Bonds Boom First, Shares Boom Later

The classic pattern is for a bond boom to be followed by a share boom but the lag can be considerable, especially if we are in the early stages of a recession. The Coppock indicators for shares are rolling over from high levels and will take months to turn negative let alone turn higher. The message is that shares generally are unlikely to be at a buying point, especially with the monthly moving averages rolling over and turning down.

Markets are moving fast. According to my charts, Microsoft is set to open sharply lower, perhaps around $393 versus the $408 on the chart. I don’t think this is a buy-on-the-dips opportunity. It feels more like a chart breakdown to me with lower prices ahead.

Bitcoin is an indicator. We can treat it as a measure of the animal spirits of US and global investors and the message is not a happy one. Coppock buy signals have worked well in the past for Bitcoin and we are nowhere near such a signal presently. The chart looks like a breakdown.

Remember King Lear

When after a torrent of bad news King Lear heard that his beloved daughter Cordelia was dead he uttered his famous peroration – ‘Never, never, never, never, never, say things cannot get worse’ or words to that effect. Stock markets are sometimes like that; you think it is all over but it isn’t.

Strategy – Be Very Careful

I am like the canary in the mine. Because I operate with maxed-out leverage and do not have to worry about capital gains tax I tend to sell at the first sign of trouble. My Leaders & Laggards approach means that initially, I switch from lagging stocks to new leaders but if there are none of those I go 100pc liquid which is where I am currently.

My hunch is that interest rates could fall as fast as they rose in both the US and the UK especially if accelerating technological change is going to have a deflationary impact on the global economy. Shares in chip makers are being hammered. Look at Nvidia and Arm Holdings. Nvidia has scared investors by finding a flaw in the much-vaunted Blackwell chip and Arm’s results, although excellent were not quite as effervescent as investors were hoping for.

I cannot pretend that the Nvidia chart presents a happy picture. Coppock is falling, a necessary precursor to a new buy signal which looks some way off. The monthly moving average has rolled over and is clearly falling.

It is not a buy. Is it a sale? That is a hard one. I sold it a few days ago when it became a Laggard. The shares (Leaders) I switched to did not do well so I found myself with nothing to buy. For long-term investors, this may well be just a blip. I think it probably is but I don’t have a crystal ball.

The future is what it is, hard to predict. What I do think the future may hold is a big fall in interest rates, which should be good news for people with mortgages and may ultimately give a big boost to asset prices and the global economy but that is some way down the road.
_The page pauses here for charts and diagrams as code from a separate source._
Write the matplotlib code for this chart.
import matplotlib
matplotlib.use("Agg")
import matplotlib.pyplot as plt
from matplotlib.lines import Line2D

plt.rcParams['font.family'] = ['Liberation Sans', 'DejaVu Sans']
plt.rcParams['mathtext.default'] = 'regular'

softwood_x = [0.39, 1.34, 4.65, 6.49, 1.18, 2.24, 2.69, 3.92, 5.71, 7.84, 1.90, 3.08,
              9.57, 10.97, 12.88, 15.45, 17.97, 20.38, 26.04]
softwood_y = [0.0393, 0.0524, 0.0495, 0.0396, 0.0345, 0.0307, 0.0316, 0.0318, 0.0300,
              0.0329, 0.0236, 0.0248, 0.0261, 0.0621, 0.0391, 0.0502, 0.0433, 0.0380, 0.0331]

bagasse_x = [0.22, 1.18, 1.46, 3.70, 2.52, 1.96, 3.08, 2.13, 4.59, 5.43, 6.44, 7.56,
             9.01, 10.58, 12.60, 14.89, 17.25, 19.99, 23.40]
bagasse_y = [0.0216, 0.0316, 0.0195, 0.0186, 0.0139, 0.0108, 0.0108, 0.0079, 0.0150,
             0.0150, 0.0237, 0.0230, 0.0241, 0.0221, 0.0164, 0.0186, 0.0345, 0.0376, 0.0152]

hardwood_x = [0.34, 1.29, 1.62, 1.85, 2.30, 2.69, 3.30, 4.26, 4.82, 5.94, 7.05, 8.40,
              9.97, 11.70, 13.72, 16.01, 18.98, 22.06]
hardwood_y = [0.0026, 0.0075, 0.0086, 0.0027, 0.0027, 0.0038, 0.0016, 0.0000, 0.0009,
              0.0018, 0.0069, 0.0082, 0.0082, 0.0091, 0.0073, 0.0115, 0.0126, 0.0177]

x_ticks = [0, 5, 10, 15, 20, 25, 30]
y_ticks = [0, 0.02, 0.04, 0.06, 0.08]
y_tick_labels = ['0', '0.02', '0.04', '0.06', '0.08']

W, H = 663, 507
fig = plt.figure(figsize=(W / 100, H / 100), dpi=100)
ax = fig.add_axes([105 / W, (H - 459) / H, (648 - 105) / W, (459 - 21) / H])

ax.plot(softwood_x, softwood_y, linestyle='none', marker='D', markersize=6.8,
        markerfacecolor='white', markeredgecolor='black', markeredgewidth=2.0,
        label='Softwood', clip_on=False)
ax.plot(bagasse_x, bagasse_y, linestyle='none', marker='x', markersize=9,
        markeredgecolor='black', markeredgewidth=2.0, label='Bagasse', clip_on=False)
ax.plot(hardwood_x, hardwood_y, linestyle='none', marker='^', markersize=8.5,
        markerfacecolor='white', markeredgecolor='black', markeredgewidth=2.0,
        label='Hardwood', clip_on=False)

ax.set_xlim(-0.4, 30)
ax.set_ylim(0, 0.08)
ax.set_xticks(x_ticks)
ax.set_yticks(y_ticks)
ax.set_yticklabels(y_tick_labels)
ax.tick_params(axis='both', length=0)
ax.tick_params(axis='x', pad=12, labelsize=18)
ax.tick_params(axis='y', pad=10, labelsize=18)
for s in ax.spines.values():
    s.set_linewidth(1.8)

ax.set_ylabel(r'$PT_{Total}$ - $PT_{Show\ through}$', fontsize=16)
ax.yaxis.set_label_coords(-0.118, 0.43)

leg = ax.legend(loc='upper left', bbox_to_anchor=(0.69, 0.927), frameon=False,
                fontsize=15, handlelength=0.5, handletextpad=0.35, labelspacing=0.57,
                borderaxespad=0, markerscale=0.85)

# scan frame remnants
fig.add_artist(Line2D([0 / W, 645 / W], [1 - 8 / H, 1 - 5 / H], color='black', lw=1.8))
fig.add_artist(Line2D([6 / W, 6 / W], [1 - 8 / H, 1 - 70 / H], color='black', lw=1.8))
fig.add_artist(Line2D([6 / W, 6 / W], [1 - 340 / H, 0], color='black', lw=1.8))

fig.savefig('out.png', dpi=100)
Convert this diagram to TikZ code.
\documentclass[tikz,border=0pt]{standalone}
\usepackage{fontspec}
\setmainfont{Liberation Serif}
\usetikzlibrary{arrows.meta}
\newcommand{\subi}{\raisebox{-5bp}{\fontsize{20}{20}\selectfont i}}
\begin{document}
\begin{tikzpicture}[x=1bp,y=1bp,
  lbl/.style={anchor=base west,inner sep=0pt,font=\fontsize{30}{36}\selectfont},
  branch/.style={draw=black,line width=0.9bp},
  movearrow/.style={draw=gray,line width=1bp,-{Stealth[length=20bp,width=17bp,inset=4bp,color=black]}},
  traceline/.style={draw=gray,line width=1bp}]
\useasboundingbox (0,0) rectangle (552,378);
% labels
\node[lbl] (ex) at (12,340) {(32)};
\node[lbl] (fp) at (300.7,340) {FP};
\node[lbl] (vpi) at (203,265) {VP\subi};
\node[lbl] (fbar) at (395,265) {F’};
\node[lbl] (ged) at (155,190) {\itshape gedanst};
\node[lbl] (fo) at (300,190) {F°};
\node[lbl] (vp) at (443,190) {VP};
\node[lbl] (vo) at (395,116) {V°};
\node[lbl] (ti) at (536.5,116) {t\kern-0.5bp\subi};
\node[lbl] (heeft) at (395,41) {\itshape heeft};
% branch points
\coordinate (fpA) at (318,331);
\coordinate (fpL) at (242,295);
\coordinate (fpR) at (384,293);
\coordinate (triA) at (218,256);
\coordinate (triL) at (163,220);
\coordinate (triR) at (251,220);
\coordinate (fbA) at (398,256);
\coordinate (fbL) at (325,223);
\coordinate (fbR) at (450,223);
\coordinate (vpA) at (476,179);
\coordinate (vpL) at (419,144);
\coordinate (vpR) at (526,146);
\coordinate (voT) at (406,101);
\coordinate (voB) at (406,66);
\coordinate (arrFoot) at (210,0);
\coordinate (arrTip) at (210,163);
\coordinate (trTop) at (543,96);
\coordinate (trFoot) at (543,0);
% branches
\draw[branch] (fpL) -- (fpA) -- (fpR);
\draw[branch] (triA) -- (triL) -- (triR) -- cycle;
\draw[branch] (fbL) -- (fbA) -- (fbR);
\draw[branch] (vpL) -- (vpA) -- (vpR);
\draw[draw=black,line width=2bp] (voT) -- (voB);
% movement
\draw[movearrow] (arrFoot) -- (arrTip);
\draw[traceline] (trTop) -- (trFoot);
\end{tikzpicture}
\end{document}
Private investors can take to the sidelines or focus on £-cost-averaging programmes.

Leveraged ETFs like QQQ3 are suffering brutal setbacks. These look like breakdowns with lower levels ahead. The Coppock momentum indicator is behaving in a way that in the past has seen it drop into or near negative levels and that will take a while given that it has just begun to fall.

If it is any consolation the next buy signal should be rewarding.